### Problem statement
Skip all pictures, then copy the lines from the start of the data through the line with "const fmt = (v: number)", keeping both ends.

### Data shown
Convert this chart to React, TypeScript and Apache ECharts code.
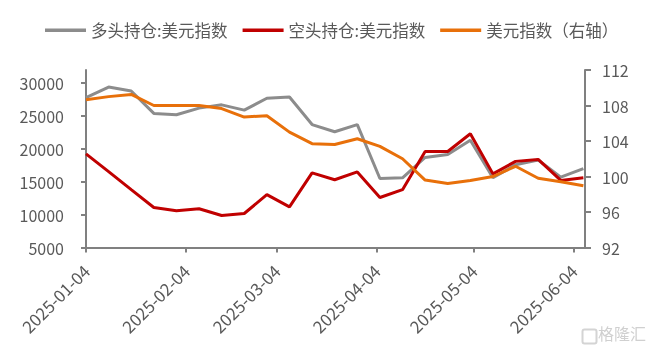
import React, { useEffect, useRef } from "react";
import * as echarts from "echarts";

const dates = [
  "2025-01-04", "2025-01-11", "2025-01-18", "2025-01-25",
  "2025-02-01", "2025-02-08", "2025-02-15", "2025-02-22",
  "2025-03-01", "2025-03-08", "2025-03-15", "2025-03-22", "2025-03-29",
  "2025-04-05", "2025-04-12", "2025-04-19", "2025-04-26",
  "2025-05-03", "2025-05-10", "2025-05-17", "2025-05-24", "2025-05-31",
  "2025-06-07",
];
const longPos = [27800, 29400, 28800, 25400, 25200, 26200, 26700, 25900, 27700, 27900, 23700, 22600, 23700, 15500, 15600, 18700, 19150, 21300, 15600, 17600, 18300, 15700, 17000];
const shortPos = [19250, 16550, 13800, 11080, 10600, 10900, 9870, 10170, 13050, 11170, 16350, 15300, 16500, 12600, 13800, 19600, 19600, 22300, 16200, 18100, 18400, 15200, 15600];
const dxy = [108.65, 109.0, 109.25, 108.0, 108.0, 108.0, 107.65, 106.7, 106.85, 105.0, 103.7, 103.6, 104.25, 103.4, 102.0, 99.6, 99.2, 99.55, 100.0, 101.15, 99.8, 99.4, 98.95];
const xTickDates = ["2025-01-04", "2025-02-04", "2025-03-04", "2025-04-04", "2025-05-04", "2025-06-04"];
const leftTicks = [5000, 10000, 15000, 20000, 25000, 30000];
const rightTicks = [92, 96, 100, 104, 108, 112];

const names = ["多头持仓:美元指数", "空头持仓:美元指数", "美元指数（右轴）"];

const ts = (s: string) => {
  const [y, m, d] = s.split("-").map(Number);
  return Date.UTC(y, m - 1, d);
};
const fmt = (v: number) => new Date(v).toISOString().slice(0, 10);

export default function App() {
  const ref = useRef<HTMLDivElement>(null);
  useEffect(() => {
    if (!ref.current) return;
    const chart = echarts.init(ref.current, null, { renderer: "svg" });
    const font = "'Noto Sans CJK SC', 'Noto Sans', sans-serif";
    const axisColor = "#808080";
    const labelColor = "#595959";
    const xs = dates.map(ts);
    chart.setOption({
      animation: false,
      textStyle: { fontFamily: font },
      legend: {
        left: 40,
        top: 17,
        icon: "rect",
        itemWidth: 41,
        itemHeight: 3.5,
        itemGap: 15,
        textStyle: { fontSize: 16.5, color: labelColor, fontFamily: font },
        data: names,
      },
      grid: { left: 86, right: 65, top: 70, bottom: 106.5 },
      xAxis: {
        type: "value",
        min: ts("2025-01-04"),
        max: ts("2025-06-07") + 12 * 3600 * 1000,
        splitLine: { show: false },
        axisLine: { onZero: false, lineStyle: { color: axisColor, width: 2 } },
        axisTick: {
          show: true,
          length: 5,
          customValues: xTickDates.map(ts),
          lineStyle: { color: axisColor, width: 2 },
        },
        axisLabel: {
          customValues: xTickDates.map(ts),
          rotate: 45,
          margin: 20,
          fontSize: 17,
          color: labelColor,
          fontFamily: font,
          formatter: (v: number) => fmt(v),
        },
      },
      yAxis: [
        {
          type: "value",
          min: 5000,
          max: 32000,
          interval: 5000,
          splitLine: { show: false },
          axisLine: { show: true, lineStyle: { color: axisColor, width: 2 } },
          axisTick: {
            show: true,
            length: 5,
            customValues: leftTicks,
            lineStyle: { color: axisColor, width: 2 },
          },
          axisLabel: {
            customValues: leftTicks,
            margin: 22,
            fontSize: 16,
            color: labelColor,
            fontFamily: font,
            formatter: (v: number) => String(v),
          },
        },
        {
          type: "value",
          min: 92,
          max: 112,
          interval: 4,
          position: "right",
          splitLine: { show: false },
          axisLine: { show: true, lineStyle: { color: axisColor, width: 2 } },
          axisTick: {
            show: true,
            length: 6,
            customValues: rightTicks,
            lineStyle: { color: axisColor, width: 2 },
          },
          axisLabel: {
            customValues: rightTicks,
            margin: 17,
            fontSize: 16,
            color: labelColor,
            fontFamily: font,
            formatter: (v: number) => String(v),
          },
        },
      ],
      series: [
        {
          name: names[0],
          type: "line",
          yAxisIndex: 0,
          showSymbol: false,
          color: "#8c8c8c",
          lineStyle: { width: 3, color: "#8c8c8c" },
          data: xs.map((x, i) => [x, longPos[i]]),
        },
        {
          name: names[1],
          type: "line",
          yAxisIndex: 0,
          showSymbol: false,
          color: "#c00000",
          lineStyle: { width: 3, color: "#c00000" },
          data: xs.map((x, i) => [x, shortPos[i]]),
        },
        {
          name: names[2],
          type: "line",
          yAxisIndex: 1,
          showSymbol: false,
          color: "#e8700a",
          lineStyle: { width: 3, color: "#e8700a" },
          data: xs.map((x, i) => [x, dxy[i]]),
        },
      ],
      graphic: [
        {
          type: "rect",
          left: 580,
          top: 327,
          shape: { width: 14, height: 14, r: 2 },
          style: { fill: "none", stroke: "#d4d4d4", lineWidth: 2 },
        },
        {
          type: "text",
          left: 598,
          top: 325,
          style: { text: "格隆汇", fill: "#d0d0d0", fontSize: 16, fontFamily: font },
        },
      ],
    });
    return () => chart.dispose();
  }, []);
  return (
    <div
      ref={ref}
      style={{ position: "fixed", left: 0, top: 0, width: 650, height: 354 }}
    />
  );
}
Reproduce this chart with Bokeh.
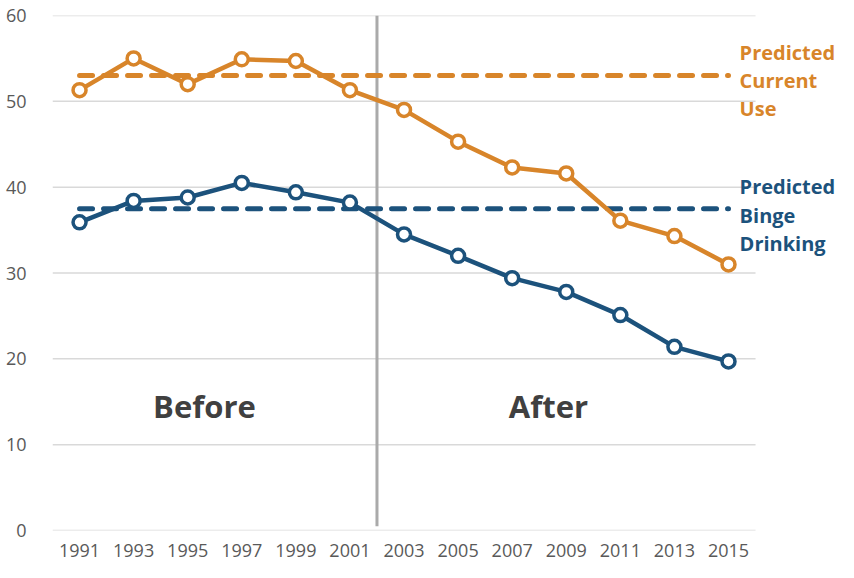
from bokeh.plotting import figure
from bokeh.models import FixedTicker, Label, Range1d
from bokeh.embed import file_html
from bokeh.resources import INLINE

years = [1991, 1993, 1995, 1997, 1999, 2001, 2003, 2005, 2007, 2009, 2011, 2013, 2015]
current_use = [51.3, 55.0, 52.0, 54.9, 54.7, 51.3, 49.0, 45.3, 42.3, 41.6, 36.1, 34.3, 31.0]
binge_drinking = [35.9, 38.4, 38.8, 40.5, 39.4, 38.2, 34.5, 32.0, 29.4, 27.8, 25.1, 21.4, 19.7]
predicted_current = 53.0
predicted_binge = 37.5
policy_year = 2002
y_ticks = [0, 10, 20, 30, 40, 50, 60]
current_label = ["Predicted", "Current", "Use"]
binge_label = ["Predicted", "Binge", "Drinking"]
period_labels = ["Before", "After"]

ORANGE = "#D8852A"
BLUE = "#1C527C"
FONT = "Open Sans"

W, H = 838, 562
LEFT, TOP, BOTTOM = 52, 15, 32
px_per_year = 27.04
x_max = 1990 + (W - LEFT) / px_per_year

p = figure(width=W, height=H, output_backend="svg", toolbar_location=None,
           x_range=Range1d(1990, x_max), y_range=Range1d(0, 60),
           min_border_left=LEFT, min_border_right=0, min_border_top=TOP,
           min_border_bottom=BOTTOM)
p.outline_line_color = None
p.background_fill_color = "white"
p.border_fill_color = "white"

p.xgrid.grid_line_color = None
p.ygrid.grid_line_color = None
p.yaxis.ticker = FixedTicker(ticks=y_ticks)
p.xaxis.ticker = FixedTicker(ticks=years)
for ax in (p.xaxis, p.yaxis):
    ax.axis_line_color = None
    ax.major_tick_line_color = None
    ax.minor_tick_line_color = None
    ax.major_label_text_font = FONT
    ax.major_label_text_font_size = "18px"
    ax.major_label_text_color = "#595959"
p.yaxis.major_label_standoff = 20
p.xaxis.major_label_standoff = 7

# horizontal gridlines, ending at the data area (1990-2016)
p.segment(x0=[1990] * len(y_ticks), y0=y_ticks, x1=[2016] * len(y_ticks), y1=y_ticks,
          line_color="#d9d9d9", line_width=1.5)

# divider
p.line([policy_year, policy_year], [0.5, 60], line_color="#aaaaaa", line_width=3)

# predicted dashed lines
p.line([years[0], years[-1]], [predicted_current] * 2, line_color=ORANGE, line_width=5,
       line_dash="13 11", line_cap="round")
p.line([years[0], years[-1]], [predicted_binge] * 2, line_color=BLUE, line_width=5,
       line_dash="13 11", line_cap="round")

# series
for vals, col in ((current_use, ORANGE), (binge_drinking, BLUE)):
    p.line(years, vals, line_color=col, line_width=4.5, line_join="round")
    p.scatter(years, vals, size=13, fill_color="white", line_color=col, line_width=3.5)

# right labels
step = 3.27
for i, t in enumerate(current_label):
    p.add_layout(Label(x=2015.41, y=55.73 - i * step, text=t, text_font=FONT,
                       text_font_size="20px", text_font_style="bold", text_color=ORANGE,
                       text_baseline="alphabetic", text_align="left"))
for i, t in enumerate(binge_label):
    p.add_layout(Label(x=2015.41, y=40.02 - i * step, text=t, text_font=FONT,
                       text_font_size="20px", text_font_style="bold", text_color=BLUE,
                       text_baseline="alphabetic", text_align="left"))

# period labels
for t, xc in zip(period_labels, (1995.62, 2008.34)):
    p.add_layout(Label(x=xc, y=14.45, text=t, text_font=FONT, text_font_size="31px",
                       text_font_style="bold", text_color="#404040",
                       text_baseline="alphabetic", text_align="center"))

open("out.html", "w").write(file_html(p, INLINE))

### Response to the task
Convert this chart to React, TypeScript and Apache ECharts code.
import React, { useEffect, useRef } from "react";
import * as echarts from "echarts";

const dates = [
  "2025-01-04", "2025-01-11", "2025-01-18", "2025-01-25",
  "2025-02-01", "2025-02-08", "2025-02-15", "2025-02-22",
  "2025-03-01", "2025-03-08", "2025-03-15", "2025-03-22", "2025-03-29",
  "2025-04-05", "2025-04-12", "2025-04-19", "2025-04-26",
  "2025-05-03", "2025-05-10", "2025-05-17", "2025-05-24", "2025-05-31",
  "2025-06-07",
];
const longPos = [27800, 29400, 28800, 25400, 25200, 26200, 26700, 25900, 27700, 27900, 23700, 22600, 23700, 15500, 15600, 18700, 19150, 21300, 15600, 17600, 18300, 15700, 17000];
const shortPos = [19250, 16550, 13800, 11080, 10600, 10900, 9870, 10170, 13050, 11170, 16350, 15300, 16500, 12600, 13800, 19600, 19600, 22300, 16200, 18100, 18400, 15200, 15600];
const dxy = [108.65, 109.0, 109.25, 108.0, 108.0, 108.0, 107.65, 106.7, 106.85, 105.0, 103.7, 103.6, 104.25, 103.4, 102.0, 99.6, 99.2, 99.55, 100.0, 101.15, 99.8, 99.4, 98.95];
const xTickDates = ["2025-01-04", "2025-02-04", "2025-03-04", "2025-04-04", "2025-05-04", "2025-06-04"];
const leftTicks = [5000, 10000, 15000, 20000, 25000, 30000];
const rightTicks = [92, 96, 100, 104, 108, 112];

const names = ["多头持仓:美元指数", "空头持仓:美元指数", "美元指数（右轴）"];

const ts = (s: string) => {
  const [y, m, d] = s.split("-").map(Number);
  return Date.UTC(y, m - 1, d);
};
const fmt = (v: number) => new Date(v).toISOString().slice(0, 10);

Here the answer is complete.